— Чего. Ты хочешь. От меня?
— Желание. Это движущая сила, не так ли? Обладание передается при рождении с материнской грудью.
Опускает глаза на мою грудь, она касается ладонью края моей груди, и когда я отбрасываю ее руку, уголок ее губ приподнимается от удовольствия.
— Одержимость развивается со временем, с более темными мотивами, конечно. Моя цель — обладать тем, чего больше всего жаждет каждый мужчина, оставшийся на этой планете: нетронутой женщиной.
Я снова бросаю взгляд на бассейн, где две женщины оживляют мои мысли, лаская и целуя друг друга.
— В смысле… сексуально?
— Нет, конечно, нет. Видишь ли, богатство измеряется тем, чем ты владеешь. Контролируешь. И то, что ты выбираешь контролировать, придает осязаемость тому, чего ты желаешь больше всего. Человек, который собирает оружие, становится добычей для войны.

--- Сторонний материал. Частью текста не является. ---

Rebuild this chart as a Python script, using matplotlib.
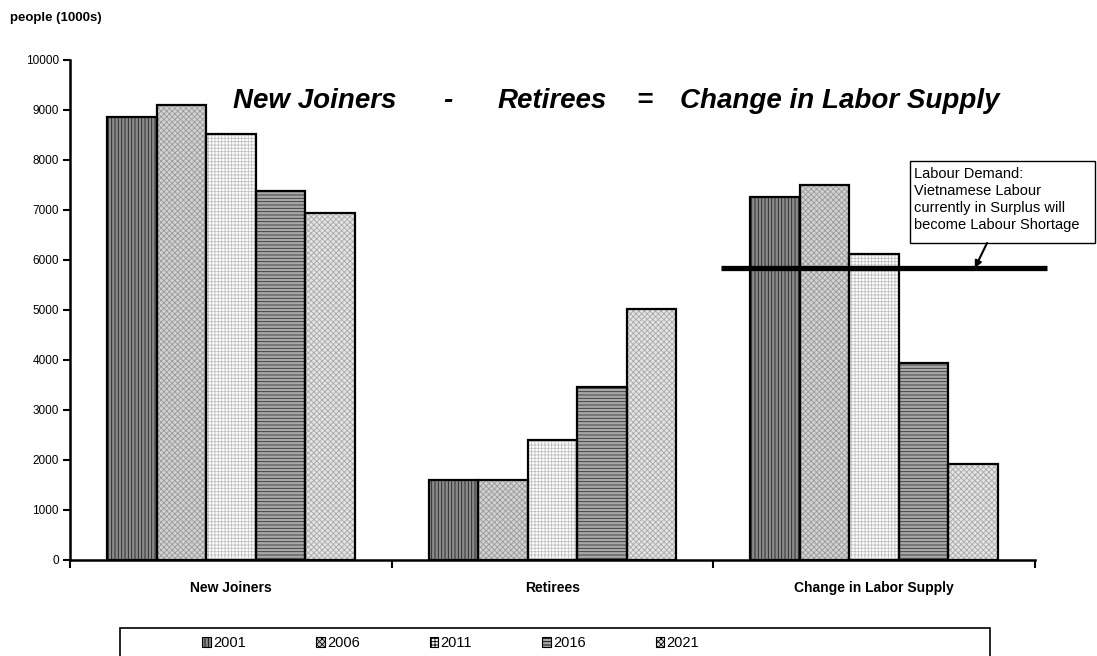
import matplotlib
matplotlib.use("Agg")
import matplotlib.pyplot as plt
from matplotlib.patches import Patch, Rectangle
import numpy as np

plt.rcParams['font.family'] = ['Liberation Sans', 'DejaVu Sans']
plt.rcParams['hatch.linewidth'] = 0.6

categorias = ["New Joiners", "Retirees", "Change in Labor Supply"]
anos = ["2001", "2006", "2011", "2016", "2021"]
v2001 = [8860, 1600, 7260]
v2006 = [9100, 1600, 7500]
v2011 = [8520, 2400, 6120]
v2016 = [7380, 3460, 3940]
v2021 = [6940, 5020, 1920]
demanda = 5840

series = [v2001, v2006, v2011, v2016, v2021]
# cor de fundo, cor da hachura, padrão para cada ano
estilos = [
    ("#8a8a8a", "#222222", "|||||"),
    ("#d2d2d2", "#9a9a9a", "xxxxxx"),
    ("#ffffff", "#c0c0c0", "+++++"),
    ("#a8a8a8", "#333333", "-----"),
    ("#e4e4e4", "#a8a8a8", "xxxxxx"),
]

fig = plt.figure(figsize=(10.97, 6.56), dpi=100)
ax = fig.add_axes([70/1097, 96/656, 965/1097, 500/656])

x = np.arange(len(categorias))
largura = 0.154
for i, (vals, (fc, hc, ht)) in enumerate(zip(series, estilos)):
    pos = x + (i - 2) * largura
    ax.bar(pos, vals, largura, color=fc, edgecolor=hc, hatch=ht, linewidth=0, zorder=2)
    ax.bar(pos, vals, largura, fill=False, edgecolor="black", linewidth=1.6, zorder=3)

ax.set_xlim(-0.5, 2.5)
ax.set_ylim(0, 10000)
ax.set_yticks(np.arange(0, 10001, 1000))
ax.tick_params(axis='y', labelsize=8.5, length=5, width=1.5, direction='out', pad=3)
ax.set_xticks([-0.5, 0.5, 1.5, 2.5])
ax.set_xticklabels([])
ax.tick_params(axis='x', length=6, width=1.5, direction='out')
for xi, nome in zip(x, categorias):
    ax.text(xi, -420, nome, ha='center', va='top', fontsize=10, fontweight='bold')

for s in ['top', 'right']:
    ax.spines[s].set_visible(False)
for s in ['left', 'bottom']:
    ax.spines[s].set_linewidth(1.8)

# linha da demanda de trabalho
ax.hlines(demanda, 1.524, 2.537, color='black', linewidth=3.8, zorder=4, clip_on=False)
ax.add_patch(Rectangle((2.11, 6340), 0.575, 1640, facecolor='white', edgecolor='black',
                       linewidth=1, zorder=5, clip_on=False))
ax.text(2.125, 7870, "Labour Demand:\nVietnamese Labour\ncurrently in Surplus will\nbecome Labour Shortage",
        ha='left', va='top', fontsize=10.5, linespacing=1.3, zorder=6, clip_on=False)
ax.annotate("", xy=(2.313, demanda), xytext=(2.351, 6340),
            arrowprops=dict(arrowstyle='-|>', color='black', linewidth=1.5, mutation_scale=10,
                            shrinkA=0, shrinkB=0), zorder=5)

# título em forma de equação
titulo = dict(fontsize=20, fontweight='bold', fontstyle='italic', va='baseline', ha='left')
yt = 1 - 108/656
fig.text(233/1097, yt, "New Joiners", **titulo)
fig.text(443/1097, yt, "-", **titulo)
fig.text(498/1097, yt, "Retirees", **titulo)
fig.text(636/1097, yt, "=", **titulo)
fig.text(680/1097, yt, "Change in Labor Supply", **titulo)

fig.text(10/1097, 1 - 18/656, "people (1000s)", fontsize=9.5, fontweight='bold', va='center')

# caixa da legenda
fig.patches.append(Rectangle((120/1097, -0.05), 870/1097, 0.05 + 1 - 628/656,
                             transform=fig.transFigure, fill=False, edgecolor='black', linewidth=1.2))
handles = [Patch(facecolor=fc, edgecolor='black', hatch=ht, linewidth=0.8) for fc, hc, ht in estilos]
fig.legend(handles, anos, loc='center left', bbox_to_anchor=(195/1097, 1 - 643/656), ncol=5,
           frameon=False, fontsize=10.5, handlelength=0.6, handleheight=0.7, handletextpad=0.15,
           columnspacing=4.8, borderpad=0)

fig.savefig("out.png", dpi=100)
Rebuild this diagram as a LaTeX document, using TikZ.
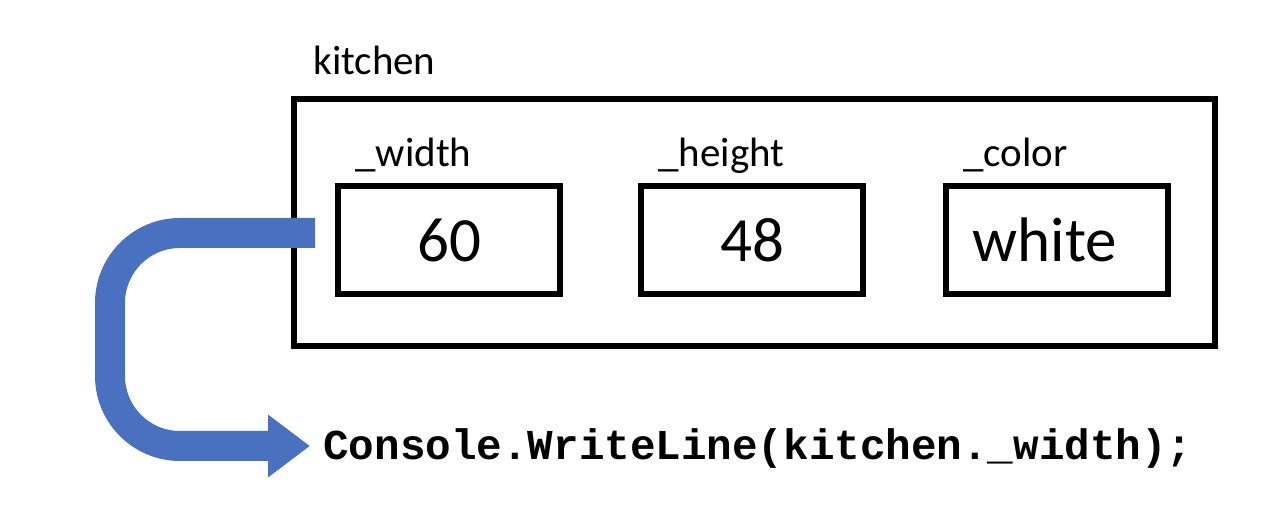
\documentclass[tikz,border=0pt]{standalone}
\usepackage{fontspec}
\setmainfont{Carlito}
\newfontfamily\codefont{Liberation Mono}
\usepackage{tikz}
\usetikzlibrary{arrows.meta,positioning,calc}
\definecolor{flecheblue}{HTML}{4A70C0}
\tikzset{
  champ/.style={rectangle, draw=black, line width=3pt, minimum width=111pt,
                minimum height=54pt, inner sep=0pt, font=\fontsize{31.5}{36}\selectfont},
  objet/.style={rectangle, draw=black, line width=3pt, minimum width=460.5pt,
                minimum height=123.5pt, inner sep=0pt},
  etiq/.style={inner sep=0pt, anchor=base west, font=\fontsize{20.5}{24}\selectfont},
  fleche/.style={-{Triangle[length=21pt, width=30pt]}, line width=15pt, draw=flecheblue,
                 rounded corners=35pt},
}
\begin{document}
\begin{tikzpicture}[x=0.5pt, y=-0.5pt]
  \useasboundingbox (0,0) rectangle (1276,512);
  \node[objet] (kitchen) at (754.5,222.5) {};
  \node[etiq] (nom) at (313,75) {kitchen};
  \node[champ] (w) at (449,240) {60};
  \node[champ] (h) at (752,240) {48};
  \node[champ] (c) at (1057,240) {\hspace*{-12pt}white};
  \node[etiq] (lw) at (355,167) {\_width};
  \node[etiq] (lh) at (658,167) {\_height};
  \node[etiq] (lc) at (963,167) {\_color};
  \node[inner sep=0pt, anchor=base west, font=\codefont\bfseries\fontsize{21.3}{24}\selectfont]
     (code) at (323,460) {Console.WriteLine(kitchen.\_width);};
  \coordinate (depart) at ($(w.west)+(-20,-7)$);
  \coordinate (arrivee) at ($(code.west)+(-13,0)$);
  \draw[fleche] (depart) -- (110,233) -- (110,446) -- (arrivee |- 0,446);
\end{tikzpicture}
\end{document}
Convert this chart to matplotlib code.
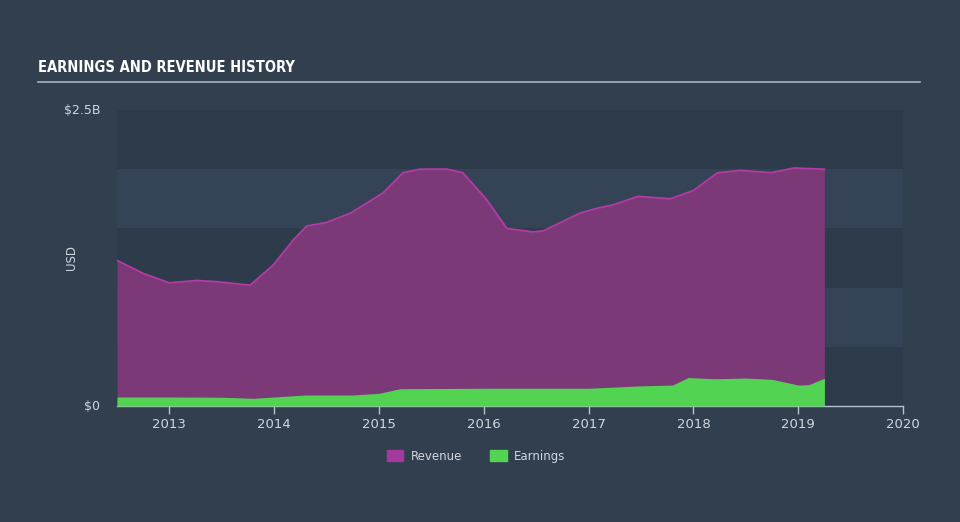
import matplotlib
matplotlib.use("Agg")
import matplotlib.pyplot as plt
from matplotlib.patches import Patch

# Data (years as decimal, values in billions USD)
rev_x = [2012.5, 2012.75, 2013.0, 2013.26, 2013.45, 2013.77, 2013.99, 2014.18, 2014.31, 2014.5,
         2014.73, 2015.04, 2015.23, 2015.39, 2015.65, 2015.8, 2016.03, 2016.22, 2016.47, 2016.57,
         2016.92, 2017.08, 2017.24, 2017.47, 2017.78, 2018.0, 2018.23, 2018.45, 2018.74, 2018.96, 2019.25]
rev_y = [1.23, 1.12, 1.04, 1.06, 1.05, 1.02, 1.19, 1.40, 1.52, 1.55,
         1.63, 1.80, 1.97, 2.00, 2.00, 1.97, 1.74, 1.50, 1.47, 1.48,
         1.63, 1.67, 1.70, 1.77, 1.75, 1.82, 1.97, 1.99, 1.97, 2.01, 2.00]

earn_x = [2012.5, 2013.0, 2013.5, 2013.8, 2014.3, 2014.75, 2015.0, 2015.2, 2016.0, 2016.5, 2017.0,
          2017.5, 2017.8, 2017.95, 2018.2, 2018.5, 2018.75, 2019.0, 2019.1, 2019.25]
earn_y = [0.076, 0.076, 0.074, 0.065, 0.093, 0.093, 0.107, 0.146, 0.150, 0.150, 0.150,
          0.170, 0.177, 0.240, 0.230, 0.236, 0.225, 0.177, 0.180, 0.234]

year_ticks = [2013, 2014, 2015, 2016, 2017, 2018, 2019, 2020]
y_labels = ["$0", "$2.5B"]

BG = "#323f4f"
DARK = "#2e3b4b"
LIGHT = "#344456"
TXT = "#d0d6de"

fig = plt.figure(figsize=(9.6, 5.22), dpi=100, facecolor=BG)
ax = fig.add_axes([117/960, 1-406/522, (903-117)/960, (406-110)/522])
ax.set_facecolor(DARK)
ax.set_xlim(2012.5, 2020.0)
ax.set_ylim(0, 2.5)

# bands
for i in range(5):
    ax.axhspan(i*0.5, (i+1)*0.5, color=(DARK if i % 2 == 0 else LIGHT), lw=0, zorder=0)

ax.fill_between(rev_x, rev_y, color="#7b3a77", lw=0, zorder=1)
ax.plot(rev_x, rev_y, color="#b43aa6", lw=1.3, zorder=2)
ax.fill_between(earn_x, earn_y, color="#52d452", lw=0, zorder=3)

for s in ["top", "right", "left"]:
    ax.spines[s].set_visible(False)
ax.spines["bottom"].set_color("#b8c0cc")
ax.spines["bottom"].set_linewidth(1)
ax.set_xticks(year_ticks)
ax.set_xticklabels([str(y) for y in year_ticks])
ax.tick_params(axis="x", colors="#b8c0cc", length=6, width=1, labelcolor=TXT, labelsize=9.5, pad=3)
ax.set_yticks([0, 2.5])
ax.set_yticklabels(y_labels)
ax.tick_params(axis="y", length=0, labelcolor=TXT, labelsize=9, pad=12)
for lab in ax.get_yticklabels():
    lab.set_verticalalignment("center")

fig.text(72/960, 1-258/522, "USD", rotation=90, color=TXT, fontsize=8.5, ha="center", va="center")

# title
fig.text(38/960, 1-68/522, "EARNINGS AND REVENUE HISTORY", color="white", fontsize=10.5,
         fontweight="bold", fontstretch="condensed", family="DejaVu Sans", ha="left", va="center")
fig.add_artist(plt.Line2D([38/960, 920/960], [1-82/522, 1-82/522], color="#aab2bd", lw=1.2,
                          transform=fig.transFigure))

handles = [Patch(color="#a33a9c", label="Revenue"), Patch(color="#52d452", label="Earnings")]
fig.legend(handles=handles, loc="center", bbox_to_anchor=(476/960, 1-456/522), ncol=2,
           frameon=False, fontsize=8.5, labelcolor=TXT, handlelength=1.4, handleheight=1.1,
           columnspacing=2.4, handletextpad=0.6)

fig.savefig("out.png", dpi=100, facecolor=BG)
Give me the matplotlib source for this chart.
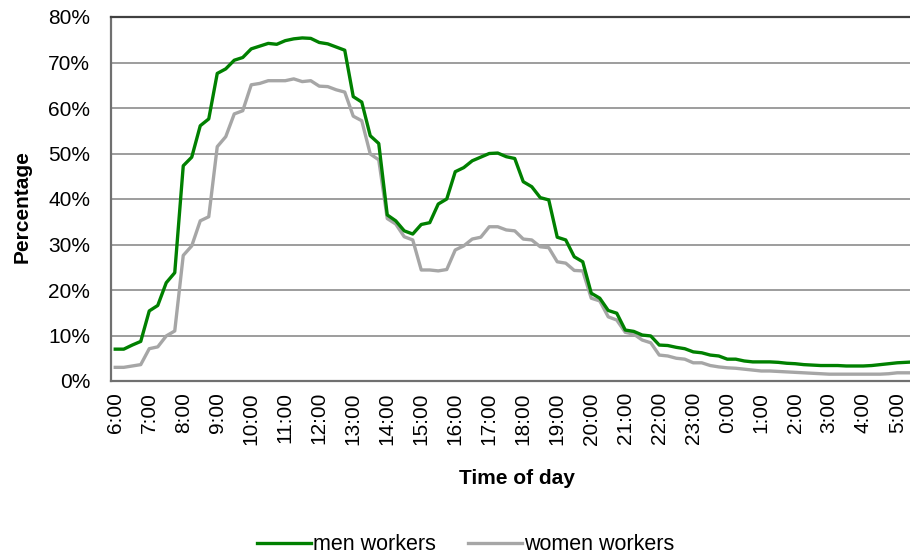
import numpy as np
import matplotlib
matplotlib.use("Agg")
import matplotlib.pyplot as plt

plt.rcParams["font.family"] = ["Liberation Sans", "DejaVu Sans"]

# quarter-hour slots from 6:00 to 5:45, percentage of workers at work
men_workers = [
    7.0, 7.0, 7.9, 8.7, 15.4, 16.6, 21.6, 23.8,
    47.3, 49.2, 56.1, 57.6, 67.6, 68.6, 70.5, 71.1,
    73.0, 73.6, 74.2, 74.0, 74.8, 75.2, 75.4, 75.3,
    74.4, 74.1, 73.4, 72.7, 62.5, 61.3, 53.9, 52.2,
    36.5, 35.2, 33.0, 32.3, 34.4, 34.8, 38.9, 40.0,
    46.0, 46.9, 48.4, 49.2, 50.0, 50.1, 49.3, 48.9,
    43.8, 42.7, 40.3, 39.8, 31.6, 31.0, 27.3, 26.2,
    19.3, 18.2, 15.5, 14.9, 11.2, 10.9, 10.1, 9.9,
    7.9, 7.8, 7.4, 7.1, 6.4, 6.2, 5.7, 5.5,
    4.8, 4.8, 4.4, 4.2, 4.2, 4.2, 4.1, 3.9,
    3.8, 3.6, 3.5, 3.4, 3.4, 3.4, 3.3, 3.3,
    3.3, 3.4, 3.6, 3.8, 4.0, 4.1, 4.2, 4.3,
]
women_workers = [
    3.0, 3.0, 3.3, 3.6, 7.1, 7.5, 9.9, 11.0,
    27.6, 29.7, 35.2, 36.1, 51.5, 53.7, 58.7, 59.4,
    65.1, 65.4, 66.0, 66.0, 66.0, 66.4, 65.8, 66.0,
    64.8, 64.7, 64.0, 63.5, 58.2, 57.2, 49.9, 48.6,
    35.7, 34.5, 31.7, 31.0, 24.4, 24.4, 24.2, 24.5,
    28.8, 29.7, 31.2, 31.6, 33.9, 33.9, 33.2, 33.0,
    31.2, 31.0, 29.5, 29.3, 26.2, 25.9, 24.3, 24.2,
    18.2, 17.6, 14.1, 13.4, 10.7, 10.3, 9.0, 8.4,
    5.7, 5.5, 5.0, 4.8, 4.0, 4.0, 3.4, 3.1,
    2.9, 2.8, 2.6, 2.4, 2.2, 2.2, 2.1, 2.0,
    1.9, 1.8, 1.7, 1.6, 1.5, 1.5, 1.5, 1.5,
    1.5, 1.5, 1.5, 1.6, 1.8, 1.8, 1.8, 1.8,
]
hour_labels = ["6:00", "7:00", "8:00", "9:00", "10:00", "11:00", "12:00",
               "13:00", "14:00", "15:00", "16:00", "17:00", "18:00", "19:00",
               "20:00", "21:00", "22:00", "23:00", "0:00", "1:00", "2:00",
               "3:00", "4:00", "5:00"]
y_ticks = [0, 10, 20, 30, 40, 50, 60, 70, 80]

W, H = 910, 558
fig = plt.figure(figsize=(W / 100, H / 100), dpi=100)
# plot area runs past the right edge, as in the cropped original
ax = fig.add_axes([111 / W, (H - 381) / H, 816 / W, 364 / H])

x = np.arange(len(men_workers))
ax.plot(x, men_workers, color="#008000", lw=2.4, label="men workers", zorder=3)
ax.plot(x, women_workers, color="#A6A6A6", lw=2.4, label="women workers", zorder=2)

ax.set_xlim(-0.5, len(men_workers) - 0.5)
ax.set_ylim(0, 80)
ax.set_yticks(y_ticks)
ax.set_yticklabels([f"{v}%" for v in y_ticks], fontsize=15)
ax.set_xticks(np.arange(0, len(men_workers), 4))
ax.set_xticklabels(hour_labels, rotation=90, fontsize=15)
ax.tick_params(axis="y", length=0, pad=15)
ax.tick_params(axis="x", length=0, pad=8)

ax.grid(axis="y", color="#8C8C8C", lw=1.2)
ax.set_axisbelow(True)
for side in ["left", "bottom"]:
    ax.spines[side].set_color("#707070")
    ax.spines[side].set_linewidth(1.6)
ax.spines["top"].set_color("#404040")
ax.spines["top"].set_linewidth(1.6)
ax.spines["right"].set_visible(False)

fig.text(22 / W, 1 - 207 / H, "Percentage", rotation=90, fontsize=15,
         fontweight="bold", ha="center", va="center")
fig.text(517 / W, 1 - 478 / H, "Time of day", fontsize=15,
         fontweight="bold", ha="center", va="center")

fig.legend(loc="center", bbox_to_anchor=(466 / W, 1 - 545 / H), ncol=2,
           frameon=False, fontsize=15.5, handlelength=2.5, handletextpad=0.1,
           columnspacing=1.5)

fig.savefig("out.png", dpi=100)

Женщина, которая собирает драгоценности, жаждет, чтобы ее считали такой же редкой и красивой, как драгоценный камень. Ты — объект вожделения, целомудрия и чистоты, и как тот, кто обладает таким сокровищем, я вызываю зависть.
Возможно, это из-за сотрясения мозга, событий последних двух дней или чрезмерного истощения, но обрывки ее слов не складываются воедино, пока я пытаюсь представить, как моя добродетель приносит ей пользу.
— Ты, должно быть, голодна. И измучена. Остро нуждаешься в свежей одежде. Пойдем, дорогая, позволь мне показать тебе твою комнату.
Еще раз оглядываясь на бассейн, я вспоминаю, что на данный момент у меня нет дома. Некому присматривает за мной здесь. Я сама по себе. Это хуже, чем монастырь? Притворяться желанным сокровищем какой-то незнакомой женщины так же плохо, как столкнуться с презрением матушки Чилсон?
Это слишком много, чтобы переварить на пустой желудок, поэтому, несмотря на мои подозрения и колебания, я следую за ней, обращая внимание на отвратительного мужчину, который следует за мной.
— Простите за устаревший декор, — говорит она, проходя по открытой комнате, в которой так много окон, что ни один дюйм внутри не остается нетронутым солнечным светом. Мебель повсюду выглядит так, как будто ею никогда не пользовались, ткани яркие и чистые, так и просятся, чтобы их помяли. Со стен свисают красочные и детально проработанные произведения искусства. Сцены с участием женщин римского периода, если судить по моим урокам истории, в свободных одеждах, едва прикрывающих их чувственные фигуры. Мозаичные гобелены отражают те, что я видела в книгах, заставляя меня задуматься, как ей удалось раздобыть эти вещи, которые в наши дни считаются несуществующими.
— В этом климате нелегко найти дизайнеров интерьера.
Женщина, должно быть, бредит. Достаточно взрослая, чтобы пережить первую волну Драги, она, несомненно, должна привыкнуть к тому, во что превратился мир вокруг нее. И все же в Шолене живут те, кто никогда не видел того, что находится за стенами. Они понятия не имеют о смерти, которая лишила мир его жизнеспособности. Даже я никогда раньше не выходил наружу, но мой отец рассказывал истории о голоде и насилии. Рассказывал мне об опустошении и, в конечном счете, отчаянии, охватившем тех, кто жил в Мертвых Землях.
— Ты часто покидаешь это место?
— Конечно! Глупая девочка, как, по-твоему, я управляюсь с припасами?
Я обнаружила, что в безумии есть определенный блеск, и, возможно, это было ее средством выживания. У моей бабушки был пациент, который страдал третичным сифилисом и начал сходить с ума к концу своей жизни. Большую часть времени он бессвязно говорил на каком-то иностранном библейском языке, который не совпадал с тем, что я выучила в церкви.
Но и это не казалось таким уж надуманным.
Он говорил о туннелях под больницей, где существа вызвали смертельную чуму, уничтожившую наш мир. Древний вид, гнев которого однажды выльется на другую смертоносную волну, которая позволит им победить.
Другие смотрители называли его сумасшедшим.
Я, с другой стороны, всегда задавалась вопросом, послал ли Бог предвестников говорить на языке, который мы не могли понять, и только те, у кого открытый разум, могли бы получить некоторые долгожданные ответы.
— Ты неплохо поработала здесь.
— Спасибо тебе, — говорит она.
— Мне хотелось бы думать, что именно мое неустанное стремление к надежде сохранило мне жизнь.
— Вы верите, что мир вернется к тому, чем он когда-то был.
— Я надеюсь, что это не так! Мы жили не по средствам. Этот мир не в состоянии удовлетворить нашу жадность. Нет… моя надежда на будущее намного проще. Я хочу погрузиться в искусство и веселье, музыку и сексуальное освобождение!